■ PROBLEM DETAILS
Keep only the lines where "this" appears.

******

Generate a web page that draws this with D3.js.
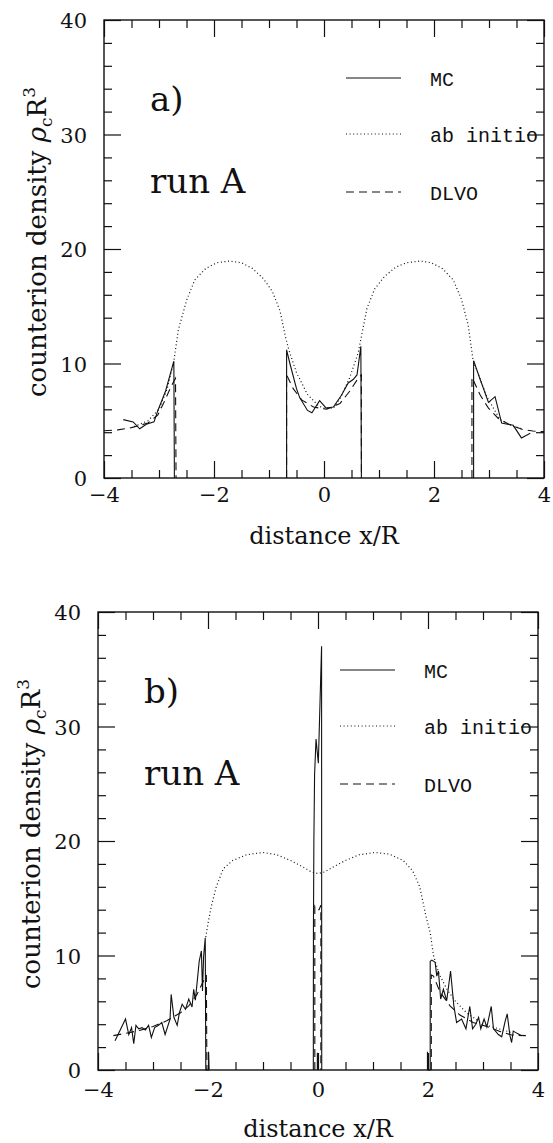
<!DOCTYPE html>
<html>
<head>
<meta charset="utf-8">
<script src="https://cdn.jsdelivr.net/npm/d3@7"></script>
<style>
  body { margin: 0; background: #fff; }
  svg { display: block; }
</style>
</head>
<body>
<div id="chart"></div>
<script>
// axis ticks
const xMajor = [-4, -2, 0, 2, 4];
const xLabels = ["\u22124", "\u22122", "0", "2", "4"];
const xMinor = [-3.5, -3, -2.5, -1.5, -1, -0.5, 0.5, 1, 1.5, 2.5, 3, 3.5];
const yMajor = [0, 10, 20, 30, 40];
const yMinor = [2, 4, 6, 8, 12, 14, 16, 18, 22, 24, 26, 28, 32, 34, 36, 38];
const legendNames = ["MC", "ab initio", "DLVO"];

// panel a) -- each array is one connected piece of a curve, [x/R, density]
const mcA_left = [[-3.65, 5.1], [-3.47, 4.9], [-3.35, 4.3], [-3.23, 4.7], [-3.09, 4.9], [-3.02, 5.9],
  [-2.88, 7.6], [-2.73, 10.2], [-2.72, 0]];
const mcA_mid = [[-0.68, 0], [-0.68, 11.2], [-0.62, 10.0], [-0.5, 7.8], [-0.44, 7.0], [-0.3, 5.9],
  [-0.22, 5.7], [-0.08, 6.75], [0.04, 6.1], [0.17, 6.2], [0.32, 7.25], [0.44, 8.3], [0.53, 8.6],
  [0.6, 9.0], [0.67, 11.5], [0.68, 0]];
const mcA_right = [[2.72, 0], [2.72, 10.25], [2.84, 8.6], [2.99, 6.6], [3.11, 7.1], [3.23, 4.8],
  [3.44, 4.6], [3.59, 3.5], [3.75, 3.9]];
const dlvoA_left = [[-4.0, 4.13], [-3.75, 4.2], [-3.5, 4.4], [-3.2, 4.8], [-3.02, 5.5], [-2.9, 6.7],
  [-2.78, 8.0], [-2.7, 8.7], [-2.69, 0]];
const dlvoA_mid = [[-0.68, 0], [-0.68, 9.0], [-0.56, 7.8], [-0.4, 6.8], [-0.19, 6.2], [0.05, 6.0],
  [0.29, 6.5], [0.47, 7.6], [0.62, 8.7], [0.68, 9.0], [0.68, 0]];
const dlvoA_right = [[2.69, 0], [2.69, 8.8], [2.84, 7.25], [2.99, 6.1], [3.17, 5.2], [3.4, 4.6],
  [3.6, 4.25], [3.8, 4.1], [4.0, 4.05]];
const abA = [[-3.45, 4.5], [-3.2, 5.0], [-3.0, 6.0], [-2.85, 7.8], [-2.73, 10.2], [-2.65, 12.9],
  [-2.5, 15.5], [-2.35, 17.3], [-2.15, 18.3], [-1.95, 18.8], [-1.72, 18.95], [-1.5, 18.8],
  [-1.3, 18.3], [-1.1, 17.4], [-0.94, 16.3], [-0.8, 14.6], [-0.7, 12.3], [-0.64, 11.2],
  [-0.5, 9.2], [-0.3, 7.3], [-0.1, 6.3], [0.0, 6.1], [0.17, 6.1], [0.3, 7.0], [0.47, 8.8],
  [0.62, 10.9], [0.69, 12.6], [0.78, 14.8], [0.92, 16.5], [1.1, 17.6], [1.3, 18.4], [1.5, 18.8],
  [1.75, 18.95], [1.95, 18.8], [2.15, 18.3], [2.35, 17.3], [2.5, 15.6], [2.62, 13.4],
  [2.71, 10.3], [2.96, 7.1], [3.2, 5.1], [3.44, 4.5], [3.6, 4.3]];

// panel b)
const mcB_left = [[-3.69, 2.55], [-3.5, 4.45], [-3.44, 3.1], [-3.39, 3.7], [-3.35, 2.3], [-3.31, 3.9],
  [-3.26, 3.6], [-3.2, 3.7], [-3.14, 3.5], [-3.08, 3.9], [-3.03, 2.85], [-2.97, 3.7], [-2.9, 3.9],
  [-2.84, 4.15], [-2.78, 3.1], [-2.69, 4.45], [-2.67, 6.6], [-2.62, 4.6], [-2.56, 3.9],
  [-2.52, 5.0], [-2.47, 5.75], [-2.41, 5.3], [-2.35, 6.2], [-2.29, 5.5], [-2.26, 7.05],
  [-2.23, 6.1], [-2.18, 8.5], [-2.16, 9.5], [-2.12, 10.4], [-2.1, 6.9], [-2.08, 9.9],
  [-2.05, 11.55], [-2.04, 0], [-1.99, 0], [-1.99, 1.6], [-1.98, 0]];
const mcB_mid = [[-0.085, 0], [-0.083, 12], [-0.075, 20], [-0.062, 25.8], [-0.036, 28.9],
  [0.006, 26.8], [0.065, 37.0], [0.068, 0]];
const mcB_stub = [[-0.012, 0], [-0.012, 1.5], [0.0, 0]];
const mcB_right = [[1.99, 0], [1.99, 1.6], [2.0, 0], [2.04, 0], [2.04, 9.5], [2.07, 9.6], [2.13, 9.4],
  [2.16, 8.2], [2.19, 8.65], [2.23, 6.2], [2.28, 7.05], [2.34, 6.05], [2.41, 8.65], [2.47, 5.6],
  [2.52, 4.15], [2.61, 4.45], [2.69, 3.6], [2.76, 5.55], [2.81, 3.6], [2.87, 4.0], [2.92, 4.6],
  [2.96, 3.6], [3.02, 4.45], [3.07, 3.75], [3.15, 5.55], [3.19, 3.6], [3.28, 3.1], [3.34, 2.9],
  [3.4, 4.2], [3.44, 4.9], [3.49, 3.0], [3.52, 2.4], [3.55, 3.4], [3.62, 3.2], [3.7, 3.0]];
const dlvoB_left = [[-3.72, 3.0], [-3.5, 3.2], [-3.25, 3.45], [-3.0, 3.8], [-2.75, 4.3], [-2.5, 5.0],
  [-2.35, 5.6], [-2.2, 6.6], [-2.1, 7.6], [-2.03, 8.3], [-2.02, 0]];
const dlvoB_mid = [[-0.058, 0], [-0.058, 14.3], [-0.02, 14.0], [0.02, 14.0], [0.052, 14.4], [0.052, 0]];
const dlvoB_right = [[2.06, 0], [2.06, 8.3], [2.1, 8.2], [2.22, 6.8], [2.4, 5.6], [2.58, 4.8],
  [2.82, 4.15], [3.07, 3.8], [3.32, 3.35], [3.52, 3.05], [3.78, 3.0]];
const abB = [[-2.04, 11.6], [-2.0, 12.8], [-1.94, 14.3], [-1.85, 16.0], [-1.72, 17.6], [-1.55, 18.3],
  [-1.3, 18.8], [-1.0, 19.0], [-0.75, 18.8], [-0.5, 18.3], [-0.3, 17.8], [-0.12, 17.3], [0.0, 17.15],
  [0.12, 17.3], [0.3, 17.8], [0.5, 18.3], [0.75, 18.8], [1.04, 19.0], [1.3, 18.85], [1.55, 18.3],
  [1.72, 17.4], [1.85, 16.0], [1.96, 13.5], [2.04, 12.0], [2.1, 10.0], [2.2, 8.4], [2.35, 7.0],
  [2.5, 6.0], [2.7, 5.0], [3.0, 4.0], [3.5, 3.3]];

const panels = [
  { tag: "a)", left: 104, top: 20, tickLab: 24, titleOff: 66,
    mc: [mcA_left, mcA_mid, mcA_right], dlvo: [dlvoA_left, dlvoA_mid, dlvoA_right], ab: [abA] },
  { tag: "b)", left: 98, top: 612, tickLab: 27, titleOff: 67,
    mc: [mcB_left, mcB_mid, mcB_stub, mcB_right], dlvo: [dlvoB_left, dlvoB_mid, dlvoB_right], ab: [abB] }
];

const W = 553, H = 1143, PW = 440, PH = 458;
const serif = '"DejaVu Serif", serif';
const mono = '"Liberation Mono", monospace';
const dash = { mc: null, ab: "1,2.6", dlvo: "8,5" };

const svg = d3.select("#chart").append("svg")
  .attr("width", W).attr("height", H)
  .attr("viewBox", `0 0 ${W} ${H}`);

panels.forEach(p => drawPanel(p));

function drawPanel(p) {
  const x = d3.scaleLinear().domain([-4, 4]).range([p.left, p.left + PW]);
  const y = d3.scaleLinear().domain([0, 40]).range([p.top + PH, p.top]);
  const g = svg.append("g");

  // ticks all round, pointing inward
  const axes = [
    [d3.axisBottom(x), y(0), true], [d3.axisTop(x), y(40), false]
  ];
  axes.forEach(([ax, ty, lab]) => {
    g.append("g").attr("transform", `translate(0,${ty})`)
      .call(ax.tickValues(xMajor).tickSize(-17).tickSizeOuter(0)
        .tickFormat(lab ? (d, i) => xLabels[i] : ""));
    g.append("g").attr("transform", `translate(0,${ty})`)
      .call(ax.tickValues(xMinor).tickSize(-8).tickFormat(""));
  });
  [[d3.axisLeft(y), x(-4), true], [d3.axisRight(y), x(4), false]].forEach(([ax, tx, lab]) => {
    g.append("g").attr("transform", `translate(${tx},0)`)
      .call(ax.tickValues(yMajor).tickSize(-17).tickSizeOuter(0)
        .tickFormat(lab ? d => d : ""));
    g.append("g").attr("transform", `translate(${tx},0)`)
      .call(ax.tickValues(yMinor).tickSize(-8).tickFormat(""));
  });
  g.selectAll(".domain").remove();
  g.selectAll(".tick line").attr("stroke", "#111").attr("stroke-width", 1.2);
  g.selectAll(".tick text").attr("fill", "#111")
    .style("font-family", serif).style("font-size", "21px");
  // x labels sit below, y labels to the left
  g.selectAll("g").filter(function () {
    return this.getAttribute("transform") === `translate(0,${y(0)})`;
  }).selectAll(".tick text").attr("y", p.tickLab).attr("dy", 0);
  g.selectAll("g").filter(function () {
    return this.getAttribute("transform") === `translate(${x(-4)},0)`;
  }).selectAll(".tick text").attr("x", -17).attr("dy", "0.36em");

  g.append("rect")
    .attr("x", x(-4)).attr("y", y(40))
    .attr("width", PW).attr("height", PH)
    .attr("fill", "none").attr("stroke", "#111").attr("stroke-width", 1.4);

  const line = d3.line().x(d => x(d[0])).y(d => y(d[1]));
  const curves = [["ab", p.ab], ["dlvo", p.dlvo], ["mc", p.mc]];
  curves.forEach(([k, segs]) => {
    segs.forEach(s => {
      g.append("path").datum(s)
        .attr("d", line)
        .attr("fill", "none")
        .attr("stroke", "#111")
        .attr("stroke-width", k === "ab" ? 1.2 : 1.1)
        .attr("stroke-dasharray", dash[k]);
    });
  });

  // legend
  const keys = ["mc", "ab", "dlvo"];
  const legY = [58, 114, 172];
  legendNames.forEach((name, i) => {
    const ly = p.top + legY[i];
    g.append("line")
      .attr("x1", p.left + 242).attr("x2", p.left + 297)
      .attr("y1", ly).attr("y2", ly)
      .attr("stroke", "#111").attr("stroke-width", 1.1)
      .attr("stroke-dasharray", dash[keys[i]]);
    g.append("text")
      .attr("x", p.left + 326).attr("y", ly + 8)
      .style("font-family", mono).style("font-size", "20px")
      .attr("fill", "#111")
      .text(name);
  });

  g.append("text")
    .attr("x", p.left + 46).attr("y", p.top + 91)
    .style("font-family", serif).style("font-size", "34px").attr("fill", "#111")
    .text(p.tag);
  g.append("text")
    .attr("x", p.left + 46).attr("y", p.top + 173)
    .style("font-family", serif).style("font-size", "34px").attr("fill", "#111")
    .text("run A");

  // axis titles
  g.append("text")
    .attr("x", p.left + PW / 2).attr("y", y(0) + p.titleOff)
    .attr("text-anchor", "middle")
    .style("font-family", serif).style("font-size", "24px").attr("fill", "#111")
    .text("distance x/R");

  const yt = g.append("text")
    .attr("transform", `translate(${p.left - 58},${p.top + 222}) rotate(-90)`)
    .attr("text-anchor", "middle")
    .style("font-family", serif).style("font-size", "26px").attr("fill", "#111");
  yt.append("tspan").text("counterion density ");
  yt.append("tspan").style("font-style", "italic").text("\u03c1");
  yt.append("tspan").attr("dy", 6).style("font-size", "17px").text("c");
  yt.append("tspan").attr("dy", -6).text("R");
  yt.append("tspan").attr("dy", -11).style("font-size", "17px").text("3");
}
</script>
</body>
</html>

******

■ COMPLETE RESPONSE
Generate a web page that draws this with D3.js.
    return this.getAttribute("transform") === `translate(0,${y(0)})`;
    return this.getAttribute("transform") === `translate(${x(-4)},0)`;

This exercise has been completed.